National litigation: again … Louboutin
Back in 2019, The IPKat
reported on what looked like a ground-breaking
decision issued in Belgium in the context of separate proceedings from those at the basis of the present referral.
A Brussels first instance court ruled that Amazon was directly liable for the infringement of the trade mark rights in Louboutin’s red sole mark (also at the centre of the CJEU referral in
C-163/16;
[Katposts here]). Specifically, the court considered that use of the mark in third-party ads displayed on Amazon’s marketplace relating to counterfeit goods and the subsequent shipment of such items by Amazon through its own FBA programme constituted direct infringement by the platform itself.
The decision was partly reversed on appeal last year (Court of Appeal of Brussels (9th Chamber), Amazon Europe Core sàrl, Amazon EU sàrl and Amazon Services Europe sàrl v Mr. C. Louboutin, 25 June 2020, published in Ing. Cons. 2020/2, p. 509).
The Brussels Court of Appeal ruled that Amazon was not liable for third-party ads, though it would be for ads relating to its own products. In relation to Amazon’s stocking and shipping programme, the court applied the teachings of the CJEU in a number of cases – including the then most recent judgment:
Coty (also concerning FBA) – and ruled out any direct liability of the platform.
The (non-)liability of online marketplaces (yet)
In the already mentioned Coty judgment, the CJEU limited itself to answering – in the negative – the question referred by Germany’s Federal Court of Justice:
Does a person who, on behalf of a third party, stores goods which infringe trade mark rights, without having knowledge of that infringement, stock those goods for the purpose of offering them or putting them on the market, if it is not that person himself but rather the third party alone which intends to offer the goods or put them on the market?
In that case, what is (way) more interesting than the ruling is the
Opinion of Advocate General (AG) Campos
[Katpost here].
The AG considered that, if a platform actively contributes to the distribution of infringing goods, then it should be concluded that such platform (at least) stocks those goods within the meaning of Article 9(3)(b) EUTMR. In this respect, it would be irrelevant whether the platform has knowledge of or awareness of the infringing nature of the goods sold by its users, as long as it could be reasonably expected from it to act to detect the infringing activity.

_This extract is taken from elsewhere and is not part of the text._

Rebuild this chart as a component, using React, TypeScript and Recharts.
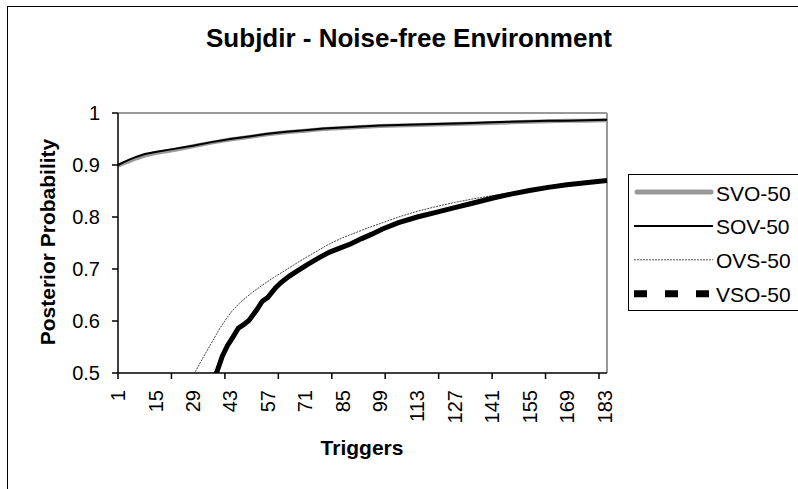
import React from 'react';
import { LineChart, Line, XAxis, YAxis, Legend, ReferenceLine } from 'recharts';

// readings taken off the original Excel chart
const seriesNames = ['SVO-50', 'SOV-50', 'OVS-50', 'VSO-50'];

const topTriggers = [1, 3, 5, 8, 11, 15, 22, 29, 36, 43, 50, 57, 64, 71, 78, 85, 92, 99, 106, 113, 120, 127, 134, 141, 148, 155, 162, 169, 176, 184];
const svoValues = [0.899, 0.903, 0.907, 0.913, 0.918, 0.923, 0.929, 0.936, 0.943, 0.949, 0.954, 0.959, 0.963, 0.966, 0.969, 0.971, 0.973, 0.975, 0.976, 0.977, 0.978, 0.979, 0.98, 0.981, 0.982, 0.983, 0.984, 0.985, 0.985, 0.986];
const sovValues = [0.9, 0.905, 0.91, 0.916, 0.921, 0.925, 0.931, 0.937, 0.944, 0.95, 0.955, 0.96, 0.964, 0.967, 0.97, 0.972, 0.974, 0.976, 0.977, 0.978, 0.979, 0.98, 0.981, 0.982, 0.983, 0.984, 0.985, 0.985, 0.986, 0.987];

const ovsTriggers = [27, 29, 30, 32, 34, 36, 39, 42, 44, 47, 51, 55, 60, 65, 70, 75, 80, 85, 90, 95, 100, 106, 113, 120, 127, 134, 141, 148, 155, 162, 169, 176, 184];
const ovsValues = [0.485, 0.497, 0.503, 0.522, 0.54, 0.558, 0.585, 0.608, 0.621, 0.637, 0.654, 0.669, 0.686, 0.702, 0.718, 0.733, 0.748, 0.76, 0.77, 0.78, 0.789, 0.8, 0.811, 0.82, 0.828, 0.835, 0.841, 0.847, 0.852, 0.857, 0.862, 0.866, 0.871];

const vsoTriggers = [35, 37, 38, 40, 42, 44, 46, 48, 50, 53, 55, 57, 60, 62, 65, 68, 72, 76, 80, 84, 88, 92, 96, 100, 106, 113, 120, 127, 134, 141, 148, 155, 162, 169, 176, 184];
const vsoValues = [0.48, 0.494, 0.502, 0.532, 0.553, 0.569, 0.586, 0.593, 0.601, 0.622, 0.638, 0.645, 0.664, 0.674, 0.686, 0.696, 0.709, 0.721, 0.732, 0.74, 0.748, 0.758, 0.767, 0.777, 0.789, 0.8, 0.809, 0.818, 0.827, 0.836, 0.844, 0.851, 0.857, 0.862, 0.866, 0.87];

const labelTicks = [1, 15, 29, 43, 57, 71, 85, 99, 113, 127, 141, 155, 169, 183];
const markTicks = [1, 21, 41, 61, 81, 101, 121, 141, 161, 181];
const yTicks = [0.5, 0.6, 0.7, 0.8, 0.9, 1];

const zip = (xs: number[], vs: number[]) => xs.map((x, i) => ({ x, v: vs[i] }));

const FONT = '"Liberation Sans", Arial, sans-serif';
const TICK_SIZE = 6;
const TICK_MARGIN = 11;

const allXTicks = Array.from(new Set([...labelTicks, ...markTicks])).sort((a, b) => a - b);

const XTick = (props: any) => {
  const { x, y, payload } = props;
  const v = payload.value;
  return (
    <g>
      {markTicks.includes(v) && (
        <line x1={x} x2={x} y1={y - TICK_MARGIN - TICK_SIZE} y2={y - TICK_MARGIN} stroke="#000" strokeWidth={1.5} />
      )}
      {labelTicks.includes(v) && (
        <text transform={`translate(${x},${y}) rotate(-90)`} textAnchor="end" dy="0.36em" fontSize={20} fill="#000" fontFamily={FONT}>
          {v}
        </text>
      )}
    </g>
  );
};

const legendStyles = [
  { stroke: '#999999', width: 5, dash: undefined, cap: 'round' },
  { stroke: '#000000', width: 2, dash: undefined, cap: 'butt' },
  { stroke: '#555555', width: 1, dash: '2 1', cap: 'butt' },
  { stroke: '#000000', width: 7, dash: '13 18', cap: 'butt' },
];

const LegendBox = () => (
  <div style={{ width: 200, height: 137, border: '1px solid #000', background: '#fff', boxSizing: 'border-box' }}>
    <svg width={198} height={135}>
      {seriesNames.map((name, i) => {
        const cy = 18 + i * 33.9;
        const s = legendStyles[i];
        return (
          <g key={name}>
            <line x1={s.cap === 'round' ? 8 : 5} x2={s.cap === 'round' ? 82 : 84} y1={cy - 1} y2={cy - 1} stroke={s.stroke} strokeWidth={s.width} strokeDasharray={s.dash} strokeLinecap={s.cap as any} />
            <text x={87} y={cy} dominantBaseline="central" fontSize={21} fontFamily={FONT} fill="#000">{name}</text>
          </g>
        );
      })}
    </svg>
  </div>
);

export default function App() {
  return (
    <div style={{ position: 'absolute', left: 0, top: 0, width: 798, height: 489, overflow: 'hidden', background: '#fff', fontFamily: FONT }}>
      <div style={{ position: 'absolute', left: 7, top: 6, width: 900, height: 600, border: '1px solid #000' }} />
      <div style={{ position: 'absolute', left: 409, top: 25, transform: 'translateX(-50%)', whiteSpace: 'nowrap', fontSize: 26, lineHeight: '26px', fontWeight: 'bold', color: '#000' }}>
        Subjdir - Noise-free Environment
      </div>
      <div style={{ position: 'absolute', left: 362, top: 437, transform: 'translateX(-50%)', whiteSpace: 'nowrap', fontSize: 21, lineHeight: '21px', fontWeight: 'bold', color: '#000' }}>
        Triggers
      </div>
      <div style={{ position: 'absolute', left: 47, top: 242, transform: 'translate(-50%, -50%) rotate(-90deg)', whiteSpace: 'nowrap', fontSize: 21, lineHeight: '21px', fontWeight: 'bold', color: '#000' }}>
        Posterior Probability
      </div>
      <div style={{ position: 'absolute', left: 0, top: 0 }}>
        <LineChart width={798} height={489} margin={{ top: 113, right: 191, bottom: 56, left: 58 }}>
          <XAxis
            dataKey="x"
            type="number"
            domain={[1, 184]}
            ticks={allXTicks}
            interval={0}
            height={60}
            tickLine={false}
            tickSize={TICK_SIZE}
            tickMargin={TICK_MARGIN}
            tick={<XTick />}
            axisLine={{ stroke: '#000', strokeWidth: 1.5 }}
          />
          <YAxis
            type="number"
            domain={[0.5, 1]}
            ticks={yTicks}
            allowDataOverflow
            width={60}
            tickSize={TICK_SIZE}
            tickMargin={12}
            tick={{ fontSize: 20, fill: '#000', fontFamily: FONT }}
            tickLine={{ stroke: '#000', strokeWidth: 1.5 }}
            axisLine={{ stroke: '#000', strokeWidth: 1.5 }}
          />
          <ReferenceLine y={1} stroke="#999" strokeWidth={2} />
          <ReferenceLine x={184} stroke="#999" strokeWidth={2} />
          <Legend layout="vertical" align="center" verticalAlign="middle" content={<LegendBox />} wrapperStyle={{ left: 628, top: 174, width: 200 }} />
          <Line data={zip(topTriggers, svoValues)} dataKey="v" name={seriesNames[0]} type="linear" stroke="#999999" strokeWidth={4} dot={false} isAnimationActive={false} />
          <Line data={zip(topTriggers, sovValues)} dataKey="v" name={seriesNames[1]} type="linear" stroke="#000" strokeWidth={2} dot={false} isAnimationActive={false} />
          <Line data={zip(ovsTriggers, ovsValues)} dataKey="v" name={seriesNames[2]} type="linear" stroke="#444" strokeWidth={1} strokeDasharray="2 1" dot={false} isAnimationActive={false} />
          <Line data={zip(vsoTriggers, vsoValues)} dataKey="v" name={seriesNames[3]} type="linear" stroke="#000" strokeWidth={5} dot={false} isAnimationActive={false} />
        </LineChart>
      </div>
    </div>
  );
}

The AG lamented the lack of information regarding the relevant factual scenario in the background proceedings: in a context like the one
described by the referring court, Amazon would not stock goods for sale within the meaning of Article 9(3)(b) EUTMR. However, based on the parties’ observations and the hearing, it might be that FBA is actually more complex than how the referring court indicated: the model could actually be that of an ‘integrated store’ in which Amazon plays an active role in the selling process. The corollary would be that Amazon has an absolute control over said process.
Within FBA, the companies which are part of the Amazon group do not just stock and transport the goods in a neutral fashion: rather, they undertake a much broader range of activities. These include the preparation of the goods for delivery and their delivery, advertising and promotional activities, information to customers, and the refund of the price of faulty goods. Amazon also receives payment for the goods sold, which it then transfers to the seller’s bank account.
The AG concluded that in such a context Amazon would be playing an active role and be directly liable for infringing activities, having satisfied the requirements under the proviso. Importantly (and correctly), the AG also noted that, in the event that Amazon was found directly liable for trade mark infringement under that provision, the hosting safe harbour in Article 14 of the
E-commerce Directive would not apply. This is nothing new, pointed out the AG: it was clarified by the CJEU as early as in
L’Oréal.
Final remarks
Considering the discussion above, the new CJEU Louboutin referral is one to watch attentively. The resulting judgment may help shed further light on the (thorny) question of how far the degree of sophistication of the services provided to sellers by an online marketplace can go without amounting to own infringing activities of the platform.
Even if no specific question is asked on this point, it would be also a welcome clarification on the side of the CJEU to address whether a platform that does directly undertake trade mark-restricted acts may remain nonetheless eligible for the hosting safe harbour. This is particularly important, also considering the ongoing discussion around the
proposed DSA, which has been presented as a 'crystallization' of CJEU case law: on the one hand, the Proposal refers the safe harbour protection to “any type of liability” (recital 17); on the other hand, it excludes the applicability thereof to “any service that is not an intermediary service” (Article 1(4)). How to reconcile these two? Can a platform perform restricted acts itself and be still regarded as an intermediary (a host service)?
Amazon controls an online marketplace and is participating within it. The antitrust approach is structural separation. This requires changes to antitrust law.